What Are Critical Failure Modes in Production Streaming?
Clock Skew and Live Edge Drift
Clock skew is among the most insidious failure modes in production streaming. If encoder, packager, or origin server clocks drift even by seconds, manifests may reference segments not yet published or with overlapping timestamps, causing player stalls or seeking errors. At scale with millions of viewers, even 1 second clock skew can manifest as widespread playback failures because players polling the manifest see segment URLs that return 404 errors or stale data. Mitigation requires NTP (Network Time Protocol) synchronization across the entire pipeline with tolerances under 100ms, and including PDT (Program Date Time) tags in manifests to allow players to detect and compensate for drift.
CDN Cache Pathologies
CDN cache pathologies create cascading failures. If manifest TTLs are too long (30-60 seconds), viewers receive stale manifests pointing to old segments, delaying the live edge or causing 404 errors when those segments are purged. If manifest TTLs are too short (under 1 second), the CDN cannot effectively cache them, flooding the origin. For 100,000 viewers with 2-second segments and 1-second manifest TTL, you generate 50,000 manifest RPS. Without CDN shielding or multi-tier origin, this overwhelms the origin. Thundering herd (simultaneous cache miss requests when new segments publish) spikes origin load. Solutions: manifest TTLs of 1-6 seconds for live playlists, request coalescing at CDN, pre-warming caches for predictable events.

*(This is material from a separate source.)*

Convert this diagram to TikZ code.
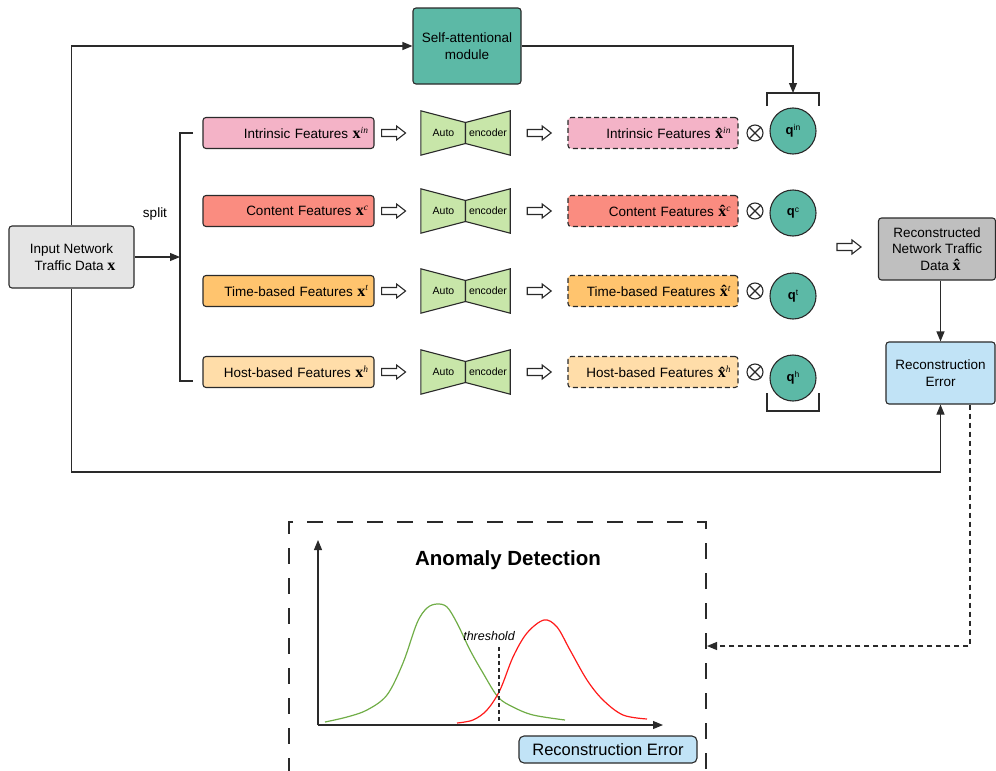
\documentclass[tikz,border=0pt]{standalone}
\usepackage[no-math]{fontspec}
\setmainfont{Liberation Sans}
\newfontfamily\serifx{Liberation Serif}
\usetikzlibrary{arrows.meta,calc}
\definecolor{lnc}{HTML}{2A2A2A}
\definecolor{cteal}{HTML}{5CB9A6}
\definecolor{cpink}{HTML}{F4B3C7}
\definecolor{csalmon}{HTML}{FA8C80}
\definecolor{corange}{HTML}{FFC46E}
\definecolor{clorange}{HTML}{FFDDA9}
\definecolor{cae}{HTML}{C8E6A9}
\definecolor{cingray}{HTML}{E5E5E5}
\definecolor{crecgray}{HTML}{BFBFBF}
\definecolor{cblue}{HTML}{C1E3F6}
\definecolor{cgreen}{HTML}{70AD47}
\definecolor{cred}{HTML}{FF1A1A}
\newcommand{\fsmain}{\fontsize{13.5}{16.5}\selectfont}
\newcommand{\fssmall}{\fontsize{10.5}{12}\selectfont}
\newcommand{\vx}[1]{{\serifx\bfseries\fontsize{16}{16}\selectfont x}\textsuperscript{\serifx\itshape #1}}
\newcommand{\vxh}[1]{{\serifx\bfseries\fontsize{16}{16}\selectfont \^{x}}\textsuperscript{\serifx\itshape #1}}
\tikzset{
  base/.style={draw=lnc, line width=1.1pt, rounded corners=3pt, font=\fsmain, align=center, inner sep=2pt},
  fbox/.style={base, minimum height=31pt, text width=160pt, align=right, inner xsep=5.5pt, inner ysep=0pt},
  rbox/.style={fbox, dash pattern=on 5pt off 3pt},
  aebox/.style={draw=none, minimum width=89pt, minimum height=44pt, inner sep=0pt},
  aeshape/.style={draw=lnc, line width=1.1pt, fill=cae, line join=miter},
  otimes/.style={circle, draw=lnc, line width=1.1pt, minimum size=16pt, inner sep=0pt},
  qnode/.style={circle, draw=lnc, line width=1.1pt, fill=cteal, minimum size=46pt, inner sep=0pt},
  conn/.style={draw=lnc, line width=1.1pt},
  harrow/.pic={\draw[draw=lnc, line width=1.1pt, fill=white, line join=miter]
      (0,-3.5) -- (15,-3.5) -- (15,-7) -- (24,0) -- (15,7) -- (15,3.5) -- (0,3.5) -- cycle;}
}
\begin{document}
\begin{tikzpicture}[x=1pt, y=-1pt, >={Triangle[length=10pt,width=8pt]}]
\useasboundingbox (0,0) rectangle (996,771);

% top-level boxes
\node[base, fill=cteal, minimum width=108pt, minimum height=76pt] (sa) at (467,46) {Self-attentional\\module};
\node[base, fill=cingray, minimum width=125pt, minimum height=62pt] (in) at (71.5,257) {Input Network\\\ \ Traffic Data \vx{}};
\node[base, fill=crecgray, minimum width=117pt, minimum height=62pt, inner ysep=0pt] (rec) at (937,249) {Reconstructed\\Network Traffic\\\ \ Data \vxh{}};
\node[base, fill=cblue, minimum width=109pt, minimum height=62pt] (re) at (940.5,373) {Reconstruction\\Error};

% split bracket
\coordinate (sp) at (180,257);
\coordinate (spt) at (193,133);
\coordinate (spb) at (193,381);
\draw[conn] (spt) -- (180,133) -- (180,381) -- (spb);
\node[font=\fsmain] (splitlbl) at (155,214) {split};
\draw[conn,->] (in.east) -- (sp);

% rows
\foreach \i/\y/\qy/\col/\nm/\supx in {1/133/131/cpink/Intrinsic/in,2/211/213/csalmon/Content/c,3/291/296/corange/Time-based/t,4/372/378/clorange/Host-based/h}{
  \node[fbox, fill=\col] (f\i) at (288.5,\y) {\nm\ Features \vx{\supx}};
  \pic at ($(f\i.east)+(7,0)$) {harrow};
  \node[aebox] (a\i) at (465.5,\y) {};
  \draw[aeshape] (a\i.north west) -- ($(a\i.center)+(0,-10.5)$) -- ($(a\i.center)+(0,10.5)$) -- (a\i.south west) -- cycle;
  \draw[aeshape] (a\i.north east) -- ($(a\i.center)+(0,-10.5)$) -- ($(a\i.center)+(0,10.5)$) -- (a\i.south east) -- cycle;
  \node[font=\fssmall, inner sep=0pt] (au\i) at ($(a\i.center)+(-22,0)$) {Auto};
  \node[font=\fssmall, inner sep=0pt] (en\i) at ($(a\i.center)+(22.5,0)$) {encoder};
  \pic at ($(a\i.east)+(17,0)$) {harrow};
  \node[rbox, fill=\col, inner xsep=7pt, text width=156pt] (r\i) at (653,\y) {\nm\ Features \vxh{\supx}};
  \node[otimes] (o\i) at (755,\y) {};
  \draw[draw=lnc, line width=1.1pt] (o\i.45) -- (o\i.225) (o\i.135) -- (o\i.315);
  \node[qnode] (q\i) at (793,\qy) {{\fontsize{13}{14}\selectfont\textbf{q}}\raisebox{3.5pt}{\fontsize{8.5}{9}\selectfont \supx}};
}

% brackets around q column
\coordinate (bt) at (793,93);
\draw[conn] (767,106) -- (767,93) -- (819,93) -- (819,106);
\draw[conn] (767,393) -- (767,411) -- (819,411) -- (819,393);

% connectors
\draw[conn,->] (in.north) |- (sa.west);
\draw[conn,->] (sa.east) -| (bt);
\pic at (837,247) {harrow};
\draw[conn,->] (rec.south -| re.north) -- (re.north);
\draw[conn,->] (in.south) -- (71.5,472) -| (re.south);
\coordinate (ds) at ($(re.south)+(29.5,0)$);
\coordinate (adin) at (707,646);
\draw[conn, dash pattern=on 5pt off 4pt, ->] (ds) |- (adin);

% anomaly detection panel
\node[draw=lnc, line width=1.1pt, dash pattern=on 16pt off 14pt, minimum width=417pt, minimum height=280pt, inner sep=0pt] (ad) at (497.5,662) {};
\node[font=\fontsize{20.5}{24}\selectfont\bfseries] (adt) at (508,560) {Anomaly Detection};
\coordinate (org) at (318,725);
\draw[conn,->] (org) -- (318,540);
\draw[conn,->] (org) -- (663,725);
\draw[cgreen, line width=1.2pt] plot[smooth, tension=0.55] coordinates {(325,722) (347,717) (367,710) (387,695) (403,663) (417,623) (427,608) (437,604) (447,607) (457,623) (470,650) (483,673) (498,697) (513,707) (533,715) (565,720)};
\draw[cred, line width=1.2pt] plot[smooth, tension=0.55] coordinates {(457,723) (473,720) (487,710) (500,690) (513,657) (527,633) (544,620) (557,627) (570,650) (587,680) (603,700) (623,715) (647,719)};
\draw[conn, dash pattern=on 4pt off 3pt] (499,647) -- (499,725);
\node[font=\fontsize{12.5}{15}\selectfont\itshape] (thr) at (489,636) {threshold};
\node[base, fill=cblue, rounded corners=5pt, minimum width=178pt, minimum height=27pt, font=\fontsize{16.5}{20}\selectfont] (rex) at (608,749.5) {Reconstruction Error};
\end{tikzpicture}
\end{document}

ABR Thrashing and Rendition Misalignment
ABR thrashing causes quality degradation. With short segments (1-2 seconds) and volatile bandwidth, naive throughput-based ABR algorithms switch renditions multiple times per second, increasing rebuffering probability and causing visual quality fluctuations. Modern ABR algorithms use buffer occupancy models that cap upward switches when buffer depth is low, preferring stability over aggressive quality maximization. Rendition misalignment occurs when keyframes are not aligned across the bitrate ladder. A keyframe (also called IDR frame, Instantaneous Decoder Refresh) is a complete frame that requires no prior frames to decode. If a player switches from 720p to 1080p mid-segment at a non-keyframe boundary, the decoder cannot start cleanly, causing black frames or artifacts.
GOP Alignment Requirements
Production systems enforce consistent GOP (Group of Pictures) structure across all renditions. A GOP is a sequence of frames starting with a keyframe. For example, a 2-second GOP at 30 fps contains 60 frames starting with a keyframe. Segment boundaries must align with keyframe timing across all renditions. If the 720p and 1080p renditions have keyframes at different timestamps, ABR switches cause decoder errors. Standard practice: 2-second GOP with keyframes every 60 frames at 30 fps, segment duration matching GOP duration, all renditions encoded with identical GOP structure.